Incapaci di successo (1).

Qualcuno li definisce sopravvalutati, io preferisco chiamarli incapaci di successo. Sono quei personaggi che, pur avendo meno talento di Jimmy il fenomeno, sono comunque riusciti a costruirsi un’immagine sfruttando le zone d’ombra di un Paese che ha sempre rinnegato la meritocrazia. Raccomandazioni e agganci politici aiutano a superare la linea dell’anonimato, ma non bastano a spiegare certe carriere. Probabilmente c’è dell’altro. Tipo la disinformazione di una larga parte dell’opinione pubblica, facilmente addomesticabile e condizionabile dai peggiori media del mondo. Quelli che non possono rivolgere una critica a Sky (per citare un’azienda a caso) solo perché l’emittente satellitare inonda di pubblicità giornali e tv. In questi giorni, prendendo spunto da una discutibilissima classifica stilata dal Telegraph, quotidiano inglese, anche il Fatto Quotidiano ha cavalcato l’argomento, trascurando colpevolmente qualche nome. Ad esempio, non abbiamo visto nella lista l’icona del nulla, più conosciuta come Ilaria D’Amico. E allora, spinto da un irrefrenabile desiderio di giustizia, ho pensato di compilare una mia personalissima graduatoria dividendo gli incapaci di successo in quattro precise categorie: politica, calcio, televisione e musica.

Ovviamente, dato che l’Italia abbonda di incapaci di successo, sarà mia premura segnalare i casi più eclatanti in ciascun settore. Cominciamo dalla politica.

INCAPACI DI SUCCESSO DELLA POLITICA

Tralasciamo le macchiette come Razzi e la Santanchè, la vasta schiera di pregiudicati a piede libero, e concentriamoci sui veri disastri.

5) Maurizio Gasparri. Ha lo stesso appeal di una mosca tse tse e la competenza politica di Sandy Marton. Anzi, quest’ultimo avrebbe senz’altro scritto una legge migliore in materia di assetto del sistema radiotelevisivo.

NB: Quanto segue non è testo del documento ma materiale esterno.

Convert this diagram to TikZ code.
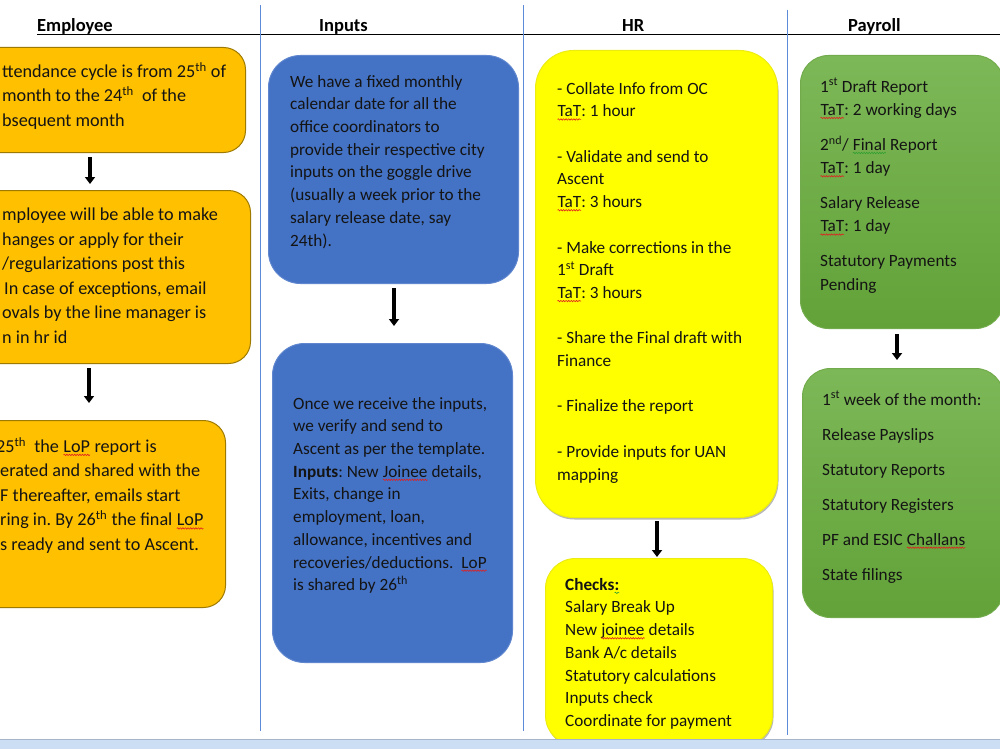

4) Laura Boldrini. Ha sempre quell’espressione solenne da maggiordomo inglese di Buckingham Palace che distribuisce ordini perentori a sguatteri e domestiche. Simpatica come Meryl Streep nel “Il diavolo veste Prada”, è così illuminata politicamente da credere ancora alle quote rosa.

3) Angelino Alfano. Come ministro dell’Interno ha fatto molto. Per il Kazakistan. Meno carismatico di Paolo Mengoli, ha con la politica lo stesso rapporto che Bruno Pizzul intrattiene con la fotosintesi anossigenica.

2) Matteo Renzi, sinonimo di Silvio Berlusconi. L’amico di Mubarak gli ha fatto fare le ossa nelle reti Mediaset, indicandogli la strada giusta per farsi largo in Italia: spararle grosse. Evitando accuratamente di far seguire i fatti alle parole. L’allievo ha poi superato abbondantemente il maestro, non solo nelle panzane. Vedere alla voce “qualità delle persone che compongono la squadra di sgoverno”.

1) Giorgio Napolitano. Bertolt Brecht diceva “Sventurata la terra che ha bisogno di eroi”. Noi diciamo sventurato il Paese che si fa dettare l’agenda da un novantenne che non ha voluto dirci la verità sulla trattativa Stato-Mafia. Dopo aver addormentato due generazioni di italiani con i suoi discorsi di fine anno, l’incapace di successo numero uno continua a pontificare dal basso della sua statura morale.